Jan Svenungsson

Talk


January 18, 2025 – "2024"

I have finally uploaded a full documentation of my (artist's) book "2024". It is the obvious follow-up to "2022". The idea behind both was to reflect the year in which they were made, and be sure to finish work on them well before the year is over. As each book has 12 main images, there is a certain calendar aspect to them, which I find interesting as a challenge. The 2022 book was all in black. The new book have two colour prints in red and flesh colour. Let's say it made a lot of sense.

As I prepared to write this I noticed that I made a post here about having – finally – uploaded the documentation of "2022" also in January of the following year. Have a look.

January 16, 2025 – "North Pole"
I am back in Berlin, and will soon leave again. After the plane had taken off from Haneda, I was watching the map on the screen in front of me, waiting for it to turn westwards. But it never did. It flew north, and north... passing east of Sachalin and later we were over Alaska and the next airport (for emergency landing?) was Barrow... and then we flew north of the arctic Canadian islands and I wondered how close to the North Pole we came, before we were over Greenland and then at some point, begun heading south, towards warmer climes. I kept photographing the map, to be able to prove to myself, where I had been. I own many analog maps, but now I think I need to buy a globe as well.

I have added pictures of the Man Ray exhibition, including my individual photos from his studio and grave. I have also added the final Trial Drawings finished at the end of 2024. Some of these were actually begun years ago, and then left lingering in a box, when I didn't know how to continue. Last summer I picked up some from this box and started adding to them, hoping for content to come and meet me. And for these drawings it did. For which I am very grateful.

January 12, 2025 – "Translation magic"
For a long time already I have been using software translation apps. First Google translate, nowadays almost exclusively DeepL. I had already been using Google translate for years (being continually frustrated by the unreliable results), when at the end of either 2017 or 2018 something decisive happened: overnight the results were suddenly so much better. What had happened? I learned later that at this point Google had reorganized the whole machinery behind the app and begun using neural networks. At some point later DeepL appeared and it soon became clear that it was even better. Yet what I wanted to note now is that yesterday, in the Man Ray exhibition, which has extensive commentary on wall labels, to basically all works and objects (and only in Japanese), I started using the camera function in the translation app. I don't know why I never even tried this before. But wow, is this not magic? To be able to point the phone to a dense Japanese text, and after a little while there appears a completely readable and fluid translation, which has very few mistakes. I'm astonished.

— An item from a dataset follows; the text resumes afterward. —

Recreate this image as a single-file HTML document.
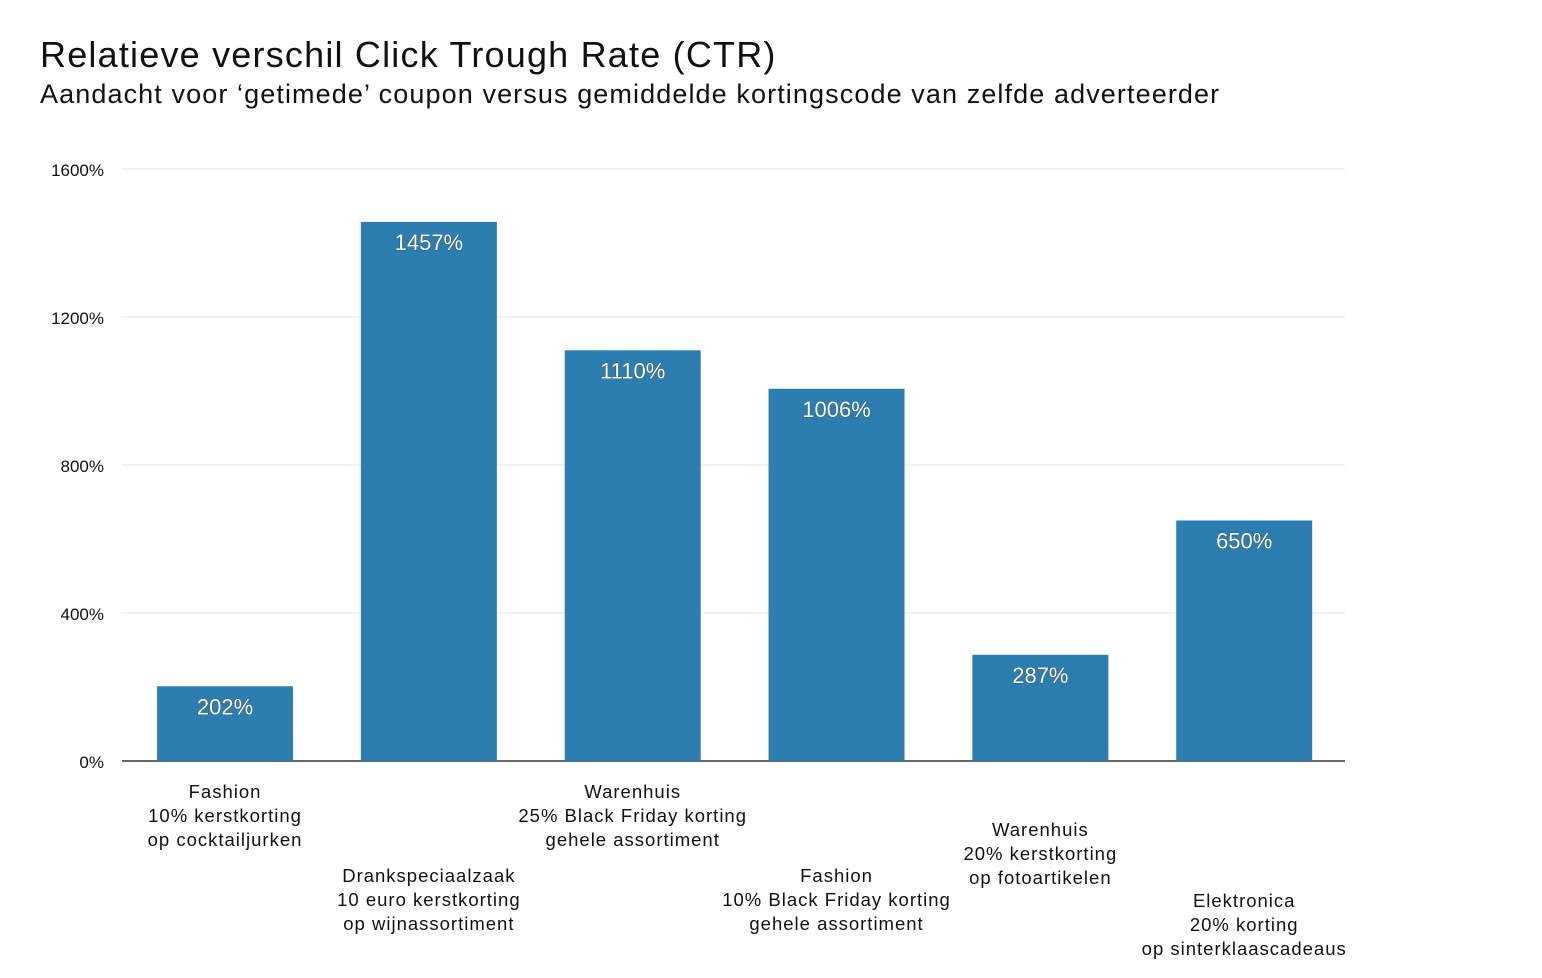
<!DOCTYPE html>
<html><head><meta charset="utf-8"><style>
body{margin:0;background:#fff;width:1542px;height:973px;overflow:hidden;font-family:"Liberation Sans",Arial,sans-serif}
</style></head><body>
<svg width="1542" height="973">
<text x="40" y="67" font-size="36" letter-spacing="1.2" fill="#111">Relatieve verschil Click Trough Rate (CTR)</text>
<text x="40" y="103" font-size="27" letter-spacing="1.1" fill="#111">Aandacht voor ‘getimede’ coupon versus gemiddelde kortingscode van zelfde adverteerder</text>
<g id="grid"></g><g id="bars"></g><g id="labels"></g>
</svg>
<script>
const categories=[["Fashion","10% kerstkorting","op cocktailjurken"],["Drankspeciaalzaak","10 euro kerstkorting","op wijnassortiment"],["Warenhuis","25% Black Friday korting","gehele assortiment"],["Fashion","10% Black Friday korting","gehele assortiment"],["Warenhuis","20% kerstkorting","op fotoartikelen"],["Elektronica","20% korting","op sinterklaascadeaus"]];
const values=[202,1457,1110,1006,287,650];
const valueLabels=["202%","1457%","1110%","1006%","287%","650%"];
const ticks=[0,400,800,1200,1600];
const tickLabels=["0%","400%","800%","1200%","1600%"];
const labelOffsets=[0,1,0,1,0.45,1.3];
const NS="http://www.w3.org/2000/svg";
const x0=122,x1=1345,yBase=761,yTop=169,maxV=1600;
const band=(x1-x0)/values.length;
const y=v=>yBase-(v/maxV)*(yBase-yTop);
const bx=i=>x0+i*band+band*0.172;
const bw=band*0.667;
function mk(t,a,p){const e=document.createElementNS(NS,t);for(const k in a)e.setAttribute(k,a[k]);p.appendChild(e);return e;}
const g=document.getElementById('grid'),b=document.getElementById('bars'),l=document.getElementById('labels');
ticks.forEach((t,i)=>{
 if(t>0){const ln=mk('line',{x1:x0,x2:x1,y1:y(t),y2:y(t),stroke:'#e4e4e4','stroke-width':1},g);
 
 }
 const tx=mk('text',{x:104,y:y(t)+7,'font-size':17,'text-anchor':'end',fill:'#111'},g);
 tx.textContent=tickLabels[i];
 
 
});
values.forEach((v,i)=>{
 const r=mk('rect',{x:bx(i),y:y(v),width:bw,height:yBase-y(v),fill:'#2c7db0'},b);
 
 
 const t=mk('text',{x:bx(i)+bw/2,y:y(v)+28,'font-size':22,'text-anchor':'middle',fill:'#fff',stroke:'#333','stroke-width':0.6,'paint-order':'stroke'},b);
 t.textContent=valueLabels[i];
 
 
 categories[i].forEach((s,j)=>{
  const c=mk('text',{x:bx(i)+bw/2,y:798+labelOffsets[i]*84+j*24,'font-size':18.5,'letter-spacing':1,'text-anchor':'middle',fill:'#111'},l);
  c.textContent=s;
  
  
 });
});
const ax=mk('line',{x1:x0,x2:x1,y1:yBase,y2:yBase,stroke:'#333','stroke-width':1.5},g);


</script>
</body></html>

January 11, 2025 – "Hachioji"
I'm in Tokyo, I arrived yesterday and have spent the day in Hachioji, at the Tokyo Fuji Art Museum. This was the first day of the exhibition "Man Ray of Our Affections", with the subtitle "An Exhibition Celebrating the 135th Anniversary of His Birth". I'm in it, together with Marcel Duchamp, Max Ernst, Meret Oppenheim... and lot's of Man Ray, of course. I have seven documentary photos which I shot in Paris between 1979 and 1983 (I can't be more precise, unfortunately). Six of these are from the studio, which I used to visit frequently after I had become friends with Juliet Man Ray in the beginning of 1978.

One photo is of Man Ray's tomb, in its first version, when there was just a simple handpainted sign on a stick. It said: "Man Ray, 86 ans 1976". A couple of years later Juliet made the decision to add an egg shaped vertical slab with the inscription "Unconcerned but not indifferent – Man Ray 1890-1976 – Love Juliet". It was one of his soundbites, and it made sense, and it was still simple. Coming up from the grass. After Juliet had passed in 1991 and was buried here as well, her family (her brother) made the decision to turn the grave into something rather different. You can google it if you like.

The exhibition is based on work from two extensive Japanese museum collections, the Fuji Museum's own, and the Okazaki City Museum (I was surprised how much both of them have) and the private collection of my friends Teruo Ishihara and his wife Junko. Their collection is truly a labour of love and it couldn't be more fitting that we first met in Man Ray's studio on Rue Férou in the summer of 1982 – when they had their honeymoon. Which they combined with a pilgrimage to Paris and managed to be invited for a visit. Teruo had been obsessed with Man Ray for more than ten years already, and he still is. On that day, I was there as well.

I spent the whole day at the museum and in the evening we went for dinner at an izakaya. It was lovely. The exhibition is great, it includes a number of very early work which I had no idea existed, and it has lots and lots of super interesting printed matter which Teruo has managed to locate and acquire. Our friendship is very dear to me. We have met now five times: in 1982 in Paris, 2014 in Kyoto, 2024 both in Kyoto and in Vienna – and now 2025 in Hachioji. It feels like family.

January 1, 2025 – "Stormy"
One year ago, I asked "What will the world look like on January 1, 2025?".

It is now 1 pm on that day. Where I am it is grey. The wind is roaring with brutal force in trees which are waving and bending over. It is not a day to go outside.